Tatlıses, son tahlilde her zaman bir Urfalıdır. Dünyaya bir Urfalı olarak Urfa’dan katkı yapmıştır. Ancak Ahmet Arslan’ın Urfalı olması sadece bir kazadır. Kendisini hariç tutsak bile ona hayran çoğu insanın nazarında bu talihsiz bir kazadır. Pekâlâ İzmirli de olabilirdi. Aslında nereli olduğunun bir önemi yok. Çünkü Ahmet Arslan dünyaya Urfa’dan veya Türkiye’den bakmıyor. Dünyadaki hayat yarışmasına Urfa’dan katılmıyor. Sanki Urfa’ya zorunlu tayini çıkmış bir İzmirli yarışmacı gibi mutsuz. İzmirli de değil, belki Atinalı. Bu nedenle İbrahim Tatlıses ile Ahmet Arslan arasındaki tercih, iki Urfalı veya Urfa için iki gelecek arasındaki bir tercih değil, Urfa ile Atina arasında bir tercih.
Dolayısıyla soruyu şöyle sormalı: “Urfalılar karar vermeli: Urfa mı, Atina mı?” Urfalıların cevabını tahmin edebilirsiniz. Urfalıların Urfa’yı seçmelerine özgürlük diyoruz. Atina’yı seçmeleri ise kölelik olurdu. Ahmet Arslan’ın göremediği hakikat şudur: Urfa’yı Atina’dan üstün görmedikçe Urfa’da Atinavari bir kıvamı yakalayamazsınız.
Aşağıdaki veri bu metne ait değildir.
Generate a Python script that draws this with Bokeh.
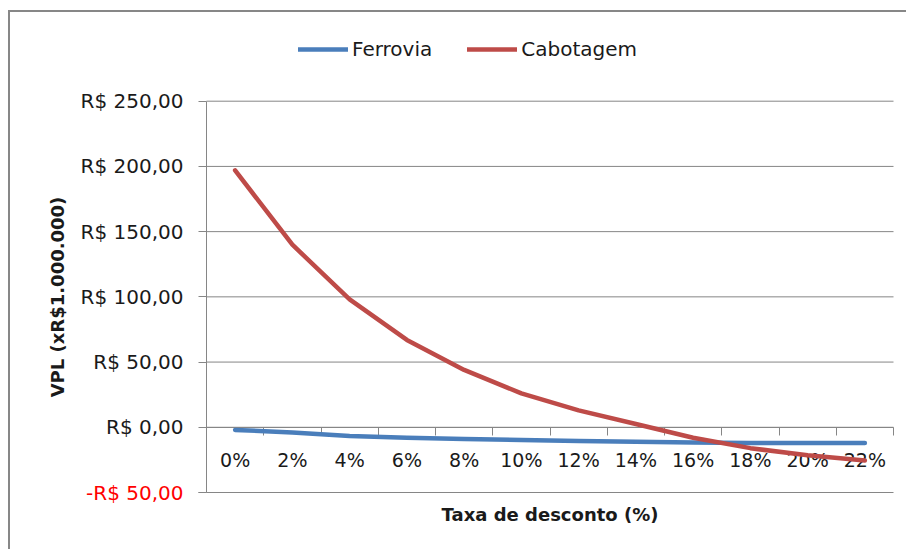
from bokeh.plotting import figure
from bokeh.models import (Range1d, FixedTicker, LinearAxis, Legend, LegendItem)
from bokeh.embed import file_html
from bokeh.resources import INLINE

# ---- data ----
categories = ["0%", "2%", "4%", "6%", "8%", "10%", "12%", "14%", "16%", "18%", "20%", "22%"]
ferrovia = [-2, -4, -6.6, -8, -9, -9.7, -10.5, -11, -11.7, -12, -12, -12]
cabotagem = [197, 140, 98, 67, 44, 26, 13, 2.5, -8, -16, -21.5, -25.5]
y_ticks = [-50, 0, 50, 100, 150, 200, 250]
y_tick_labels = ["-R$ 50,00", "R$ 0,00", "R$ 50,00", "R$ 100,00", "R$ 150,00", "R$ 200,00", "R$ 250,00"]
series_names = ["Ferrovia", "Cabotagem"]
y_title = "VPL (xR$1.000.000)"
x_title = "Taxa de desconto (%)"

FONT = "DejaVu Sans"
TXT = "#1a1a1a"
GRID = "#868686"
BLUE = "#4A7EBB"
RED = "#BE4B48"

# ---- layout (pixels on the canvas) ----
W, H = 898, 539
PLOT_L, PLOT_R, PLOT_T, PLOT_B = 196, 883, 88.7, 480   # plot area inside canvas

xs = list(range(len(categories)))
x_lo, x_hi = -0.5, len(categories) - 0.5
y_lo, y_hi = y_ticks[0], y_ticks[-1]
xpp = (x_hi - x_lo) / (PLOT_R - PLOT_L)
ypp = (y_hi - y_lo) / (PLOT_B - PLOT_T)

p = figure(width=W, height=H, output_backend="svg", toolbar_location=None,
           x_range=Range1d(x_lo - PLOT_L * xpp, x_hi + (W - PLOT_R) * xpp),
           y_range=Range1d(y_lo - (H - PLOT_B) * ypp, y_hi + PLOT_T * ypp),
           min_border_left=0, min_border_right=0, min_border_top=0, min_border_bottom=0,
           styles={"border-left": "2px solid #878787", "border-top": "2px solid #878787",
                   "margin-top": "10px", "margin-left": "8px"})
p.outline_line_color = None
p.background_fill_color = "white"
p.border_fill_color = "white"
p.xgrid.visible = False
p.ygrid.visible = False

# horizontal gridlines across the plot area
p.segment(x0=[x_lo] * len(y_ticks), x1=[x_hi] * len(y_ticks), y0=y_ticks, y1=y_ticks,
          line_color=GRID, line_width=1, level="underlay")

# x axis at y=0
xa = p.xaxis[0]
xa.fixed_location = 0
xa.bounds = (x_lo, x_hi)
xa.level = "underlay"
xa.ticker = FixedTicker(ticks=xs, minor_ticks=[i - 0.5 for i in range(len(categories) + 1)])
xa.major_label_overrides = {i: c for i, c in zip(xs, categories)}
xa.major_tick_line_color = None
xa.major_tick_out = 8
xa.major_tick_in = 0
xa.minor_tick_line_color = GRID
xa.minor_tick_out = 8
xa.minor_tick_in = 0
xa.axis_line_color = GRID
xa.major_label_standoff = 14
xa.major_label_text_font = FONT
xa.major_label_text_font_size = "19px"
xa.major_label_text_color = TXT
xa.axis_label = x_title
xa.axis_label_text_font = FONT
xa.axis_label_text_font_style = "bold"
xa.axis_label_text_font_size = "18px"
xa.axis_label_text_color = TXT
xa.axis_label_standoff = 29

# y axis at left edge of plot area
ya = p.yaxis[0]
ya.fixed_location = x_lo
ya.bounds = (y_lo, y_hi)
ya.level = "underlay"
ya.ticker = FixedTicker(ticks=y_ticks)
ya.major_label_overrides = {t: (l if t >= 0 else "") for t, l in zip(y_ticks, y_tick_labels)}
ya.major_tick_line_color = GRID
ya.major_tick_out = 8
ya.major_tick_in = 0
ya.minor_tick_line_color = None
ya.axis_line_color = GRID
ya.major_label_standoff = 15
ya.major_label_text_font = FONT
ya.major_label_text_font_size = "20px"
ya.major_label_text_color = TXT
ya.axis_label = y_title
ya.axis_label_text_font = FONT
ya.axis_label_text_font_style = "bold"
ya.axis_label_text_font_size = "18px"
ya.axis_label_text_color = TXT
ya.axis_label_standoff = 10

# red label for the negative tick
neg = [(t, l) for t, l in zip(y_ticks, y_tick_labels) if t < 0]
ya2 = LinearAxis(fixed_location=x_lo, bounds=(y_lo, y_hi), level="underlay",
                 ticker=FixedTicker(ticks=[t for t, _ in neg]),
                 major_label_overrides={t: l for t, l in neg})
ya2.axis_line_color = None
ya2.major_tick_line_color = GRID
ya2.major_tick_out = 8
ya2.major_tick_in = 0
ya2.minor_tick_line_color = None
ya2.major_label_standoff = 15
ya2.major_label_text_font = FONT
ya2.major_label_text_font_size = "20px"
ya2.major_label_text_color = "#FF0000"
p.add_layout(ya2, "left")

# lines
r1 = p.line(xs, ferrovia, line_color=BLUE, line_width=4.5, line_join="round", line_cap="round")
r2 = p.line(xs, cabotagem, line_color=RED, line_width=4.5, line_join="round", line_cap="round")

legend = Legend(items=[LegendItem(label=series_names[0], renderers=[r1]),
                       LegendItem(label=series_names[1], renderers=[r2])],
                orientation="horizontal", location=(288, H - 49),
                glyph_width=50, glyph_height=24, label_height=24, label_standoff=4,
                spacing=35, padding=0, margin=0,
                label_text_font=FONT, label_text_font_size="20px", label_text_color=TXT,
                border_line_color=None, background_fill_alpha=0)
p.add_layout(legend, "center")

open("out.html", "w").write(file_html(p, INLINE))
Düşüncede kuraklığın temel sebebi köksüzlük. Urfa’nın Atina’ya yetişmesi gerekiyorsa, bu, Atina olmaya çalışmakla değil daha iyi bir Urfa olmaya çalışmakla mümkün olacak. Göbeklitepe’nin Balıklı Göl’ün devamı olduğunu anlamadan, Ahmet Arslan’ın İbrahim Tatlıses’in devamı olduğunu anlamadan bir yere varamayız. Sadece Göbeklitepe ve Ahmet Arslan ile tanımlanan bir Urfa, dünyada biricik olan Urfa olmaz; akademisyenlerin kitaplarında bir dipnot olarak kalır.